The identity used for solving cubic equations is $$(u+v)^3=u^3+v^3+3uv(u+v).$$ With $u=5^{1/3}b$ and $v=5^{2/3}c$ and $x=a+u+v$, this becomes $$(x-a)^3=5b^3+25c^3+15bc(x-a).$$ So the cubic equation you are looking for would be $x^3-3a\,x^2+(3a^2-15bc)x-a^3-5b^3-25c^3+15abc=0$.
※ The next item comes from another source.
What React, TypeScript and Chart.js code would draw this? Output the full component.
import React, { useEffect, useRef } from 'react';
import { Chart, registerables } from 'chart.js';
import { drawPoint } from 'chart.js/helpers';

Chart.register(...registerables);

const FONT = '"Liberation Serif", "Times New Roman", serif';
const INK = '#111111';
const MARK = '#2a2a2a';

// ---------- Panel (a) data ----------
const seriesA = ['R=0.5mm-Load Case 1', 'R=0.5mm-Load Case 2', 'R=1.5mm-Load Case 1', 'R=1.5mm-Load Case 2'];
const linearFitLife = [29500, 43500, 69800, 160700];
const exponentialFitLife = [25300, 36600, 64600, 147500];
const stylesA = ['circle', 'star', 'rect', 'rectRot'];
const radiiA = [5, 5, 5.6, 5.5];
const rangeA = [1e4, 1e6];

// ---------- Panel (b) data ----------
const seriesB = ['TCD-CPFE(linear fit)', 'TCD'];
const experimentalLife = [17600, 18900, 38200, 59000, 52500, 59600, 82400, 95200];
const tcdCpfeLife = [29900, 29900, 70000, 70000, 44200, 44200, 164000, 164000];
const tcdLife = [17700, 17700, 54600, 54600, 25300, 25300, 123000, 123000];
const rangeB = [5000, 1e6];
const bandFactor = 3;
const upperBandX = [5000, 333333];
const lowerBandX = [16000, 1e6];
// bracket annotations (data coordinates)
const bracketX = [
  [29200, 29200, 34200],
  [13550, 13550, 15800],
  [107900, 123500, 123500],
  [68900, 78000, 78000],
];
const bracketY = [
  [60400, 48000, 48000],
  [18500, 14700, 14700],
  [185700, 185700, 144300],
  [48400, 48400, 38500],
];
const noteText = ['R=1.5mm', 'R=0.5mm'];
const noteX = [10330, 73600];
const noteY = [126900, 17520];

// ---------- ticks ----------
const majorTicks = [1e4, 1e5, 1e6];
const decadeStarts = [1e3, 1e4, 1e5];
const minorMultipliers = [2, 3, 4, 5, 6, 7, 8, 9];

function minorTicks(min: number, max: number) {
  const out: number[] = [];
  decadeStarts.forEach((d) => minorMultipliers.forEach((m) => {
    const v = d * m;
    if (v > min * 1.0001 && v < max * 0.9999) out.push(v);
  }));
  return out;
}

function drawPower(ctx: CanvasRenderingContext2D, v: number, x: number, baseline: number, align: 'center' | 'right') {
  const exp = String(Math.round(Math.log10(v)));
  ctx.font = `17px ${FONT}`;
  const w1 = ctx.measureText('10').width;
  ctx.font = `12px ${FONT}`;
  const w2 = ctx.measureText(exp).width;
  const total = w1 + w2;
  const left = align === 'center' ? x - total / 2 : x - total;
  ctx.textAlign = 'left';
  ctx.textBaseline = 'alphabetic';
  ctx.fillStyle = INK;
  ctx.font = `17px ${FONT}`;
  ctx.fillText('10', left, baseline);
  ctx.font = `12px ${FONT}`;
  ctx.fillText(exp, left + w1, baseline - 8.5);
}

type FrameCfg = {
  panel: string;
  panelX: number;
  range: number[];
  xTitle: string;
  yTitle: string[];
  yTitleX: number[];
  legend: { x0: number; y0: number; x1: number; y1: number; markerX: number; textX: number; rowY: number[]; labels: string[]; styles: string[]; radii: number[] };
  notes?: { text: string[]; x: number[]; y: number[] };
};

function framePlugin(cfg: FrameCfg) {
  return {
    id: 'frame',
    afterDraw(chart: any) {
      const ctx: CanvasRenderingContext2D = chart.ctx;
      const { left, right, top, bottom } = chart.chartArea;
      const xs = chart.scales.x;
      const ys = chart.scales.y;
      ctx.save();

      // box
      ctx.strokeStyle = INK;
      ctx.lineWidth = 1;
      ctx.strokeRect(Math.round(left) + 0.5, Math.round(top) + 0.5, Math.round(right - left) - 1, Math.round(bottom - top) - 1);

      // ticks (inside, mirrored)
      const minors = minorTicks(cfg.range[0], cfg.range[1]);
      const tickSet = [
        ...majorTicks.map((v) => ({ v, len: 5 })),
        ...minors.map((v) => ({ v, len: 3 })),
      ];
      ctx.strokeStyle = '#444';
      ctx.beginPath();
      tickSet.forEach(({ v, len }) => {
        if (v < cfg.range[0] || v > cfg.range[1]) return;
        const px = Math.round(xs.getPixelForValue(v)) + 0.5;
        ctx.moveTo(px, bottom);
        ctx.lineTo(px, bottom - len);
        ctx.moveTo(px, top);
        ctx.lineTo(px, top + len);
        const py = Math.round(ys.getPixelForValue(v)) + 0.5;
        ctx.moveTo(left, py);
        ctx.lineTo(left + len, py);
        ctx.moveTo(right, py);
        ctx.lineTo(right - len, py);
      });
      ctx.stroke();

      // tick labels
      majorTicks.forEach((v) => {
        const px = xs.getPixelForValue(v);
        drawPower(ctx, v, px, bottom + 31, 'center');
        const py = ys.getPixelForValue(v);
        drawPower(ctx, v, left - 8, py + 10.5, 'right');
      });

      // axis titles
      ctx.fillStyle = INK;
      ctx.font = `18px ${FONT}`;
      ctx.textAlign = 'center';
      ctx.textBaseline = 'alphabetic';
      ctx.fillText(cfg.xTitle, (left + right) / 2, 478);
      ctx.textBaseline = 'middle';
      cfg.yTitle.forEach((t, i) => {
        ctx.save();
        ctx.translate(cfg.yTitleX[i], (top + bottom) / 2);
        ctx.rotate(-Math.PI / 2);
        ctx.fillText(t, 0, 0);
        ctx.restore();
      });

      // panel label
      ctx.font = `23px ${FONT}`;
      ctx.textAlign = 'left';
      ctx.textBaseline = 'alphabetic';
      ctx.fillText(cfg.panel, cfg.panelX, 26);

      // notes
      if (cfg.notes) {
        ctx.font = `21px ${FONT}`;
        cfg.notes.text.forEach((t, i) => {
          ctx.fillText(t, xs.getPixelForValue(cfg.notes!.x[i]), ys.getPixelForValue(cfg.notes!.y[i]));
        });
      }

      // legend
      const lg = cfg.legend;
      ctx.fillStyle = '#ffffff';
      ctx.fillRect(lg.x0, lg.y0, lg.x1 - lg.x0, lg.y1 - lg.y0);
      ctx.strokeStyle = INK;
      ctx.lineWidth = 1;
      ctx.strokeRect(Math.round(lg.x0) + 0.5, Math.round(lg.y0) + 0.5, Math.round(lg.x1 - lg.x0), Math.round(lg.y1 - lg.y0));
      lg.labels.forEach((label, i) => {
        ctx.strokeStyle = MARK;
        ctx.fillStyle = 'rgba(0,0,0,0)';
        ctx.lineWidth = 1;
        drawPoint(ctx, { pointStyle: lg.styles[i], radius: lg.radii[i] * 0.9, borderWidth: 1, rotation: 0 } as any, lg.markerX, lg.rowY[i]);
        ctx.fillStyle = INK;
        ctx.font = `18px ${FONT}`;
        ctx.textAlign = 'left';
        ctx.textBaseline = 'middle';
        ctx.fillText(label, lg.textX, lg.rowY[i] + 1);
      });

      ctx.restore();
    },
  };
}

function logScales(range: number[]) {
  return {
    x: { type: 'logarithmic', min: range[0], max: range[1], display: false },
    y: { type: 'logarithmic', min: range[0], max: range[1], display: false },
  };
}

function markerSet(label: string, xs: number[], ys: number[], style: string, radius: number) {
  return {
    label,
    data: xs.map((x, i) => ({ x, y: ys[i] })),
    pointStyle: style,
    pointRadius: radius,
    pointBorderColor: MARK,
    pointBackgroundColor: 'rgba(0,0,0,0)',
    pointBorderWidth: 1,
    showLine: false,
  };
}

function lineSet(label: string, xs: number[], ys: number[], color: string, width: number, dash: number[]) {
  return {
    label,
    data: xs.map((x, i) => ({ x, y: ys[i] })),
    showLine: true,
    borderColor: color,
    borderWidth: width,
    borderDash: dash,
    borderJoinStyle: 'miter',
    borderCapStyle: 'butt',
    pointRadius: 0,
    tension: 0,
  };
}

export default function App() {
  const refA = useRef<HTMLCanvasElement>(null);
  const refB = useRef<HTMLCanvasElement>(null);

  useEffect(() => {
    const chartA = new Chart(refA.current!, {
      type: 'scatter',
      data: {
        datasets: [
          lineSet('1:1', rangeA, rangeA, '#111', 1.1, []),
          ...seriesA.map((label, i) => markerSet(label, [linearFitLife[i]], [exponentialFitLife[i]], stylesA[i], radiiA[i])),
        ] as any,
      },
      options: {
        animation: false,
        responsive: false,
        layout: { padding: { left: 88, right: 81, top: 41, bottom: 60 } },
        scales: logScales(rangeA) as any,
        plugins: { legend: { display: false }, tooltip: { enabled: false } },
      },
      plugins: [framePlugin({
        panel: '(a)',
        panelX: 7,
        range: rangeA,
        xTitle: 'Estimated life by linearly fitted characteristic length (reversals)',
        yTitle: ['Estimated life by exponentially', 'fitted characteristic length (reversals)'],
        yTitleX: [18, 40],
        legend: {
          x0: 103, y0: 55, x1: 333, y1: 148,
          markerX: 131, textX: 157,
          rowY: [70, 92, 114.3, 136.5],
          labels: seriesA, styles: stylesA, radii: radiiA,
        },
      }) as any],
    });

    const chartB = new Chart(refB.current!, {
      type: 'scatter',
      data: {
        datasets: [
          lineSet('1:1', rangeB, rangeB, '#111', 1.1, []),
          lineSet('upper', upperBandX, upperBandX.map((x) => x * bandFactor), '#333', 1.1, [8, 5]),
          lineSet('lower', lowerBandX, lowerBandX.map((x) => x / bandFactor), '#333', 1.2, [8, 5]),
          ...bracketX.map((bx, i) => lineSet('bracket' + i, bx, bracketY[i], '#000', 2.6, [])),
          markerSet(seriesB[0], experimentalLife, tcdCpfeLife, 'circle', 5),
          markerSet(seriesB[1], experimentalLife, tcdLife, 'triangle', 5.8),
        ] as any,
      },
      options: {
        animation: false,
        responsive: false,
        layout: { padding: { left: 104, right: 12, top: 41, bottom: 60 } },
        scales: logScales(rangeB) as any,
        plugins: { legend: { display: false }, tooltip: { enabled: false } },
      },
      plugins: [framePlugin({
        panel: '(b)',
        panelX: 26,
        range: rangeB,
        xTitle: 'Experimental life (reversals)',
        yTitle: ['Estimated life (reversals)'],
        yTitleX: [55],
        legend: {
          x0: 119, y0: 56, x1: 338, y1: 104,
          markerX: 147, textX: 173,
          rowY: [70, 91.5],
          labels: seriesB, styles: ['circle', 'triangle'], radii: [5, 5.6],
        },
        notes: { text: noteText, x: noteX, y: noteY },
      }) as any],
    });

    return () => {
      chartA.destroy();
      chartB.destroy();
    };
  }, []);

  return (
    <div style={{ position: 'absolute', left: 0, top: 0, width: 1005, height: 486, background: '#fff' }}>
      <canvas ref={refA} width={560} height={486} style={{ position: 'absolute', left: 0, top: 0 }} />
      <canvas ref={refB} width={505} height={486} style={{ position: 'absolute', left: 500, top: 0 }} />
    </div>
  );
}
It always exists because $\sqrt[3]{5}$ is algebraic over the rationals. We know that $[\mathbb{Q}(\sqrt[3]{5}):\mathbb{Q}]=3$, and $\{1,\sqrt[3]{5},\sqrt[3]{5^2}\}$ is a basis for the extension. So every $a,b,c\in\mathbb{Q}$, $w=a+b\sqrt[3]{5}+c\sqrt[3]{5^2}\in\mathbb{Q}(\sqrt[3]{5})$. Hence $[\mathbb{Q}(w):\mathbb{Q}]=3$ so exists an polynomial $f$(the minimal polynomial) whose degree is 3, such as $f(w)=0$. To construct it note that $\{1,w,w^2\}$ is a basis for the extension, now explore the linear dependence of $w^3$ with $1,w$ and $w^2$
More generally, let $\,\alpha\,$ be an irrational root of a rational cubic $\,\alpha^3 - \lambda \alpha^2 - \mu \alpha - \nu = 0\,$, and let $\,x = a + b \alpha + c \alpha^2\,$ for some rational $\,a, b, c\,$. Then, multiplying the first equality below twice by $\,\alpha\,$ and $\,\alpha^2\,$, and substituting $\,\alpha^3 = \lambda \alpha^2 + \mu \alpha + \nu\,$ at each step:
$$ \begin{cases} \begin{matrix} a - x &+\, b \alpha &+\, c \alpha^2 &= 0 \\ c\nu &+\, (a+c\mu-x)\alpha &+\, (b+c\lambda)\alpha^2 &= 0 \\ b\nu &+\, (c\nu + b\mu) \alpha &+\, (a + b\lambda-x) \alpha^2 &= 0 \end{matrix} \end{cases} $$
Considering the three equations as a linear system in $\,1, \alpha,\alpha^2\,$ which obviously has non-trivial solutions, the condition is for its determinant to be zero, which gives the cubic equation in $\,x\,$:
$$ \begin{vmatrix} a - x & b & c \\ c\nu & a+c\mu-x & b+c\lambda \\ b\nu & c\nu+b\mu & a+b\lambda-x \end{vmatrix} = 0 $$
OP's problem is the case $\,\alpha^3 = 5\,$, so $\,\lambda = \mu = 0, \nu = 5\,$, and the polynomial is:
$$ 0 = \begin{vmatrix} a - x & b & c \\ 5c & a-x & b \\ 5b & 5c & a-x \end{vmatrix} = - \big(x^3 - 3 a x^2 + (3 a^2 - 15 b c) x - a^3 - 5 b^3 - 25 c^3 + 15 a b c\big) $$
(Note: the above is equivalent to deriving by hand the resultant $\small{\text{res}_{\alpha}(\alpha^3 - 5, x - a - b \alpha - c \alpha^2)}$.)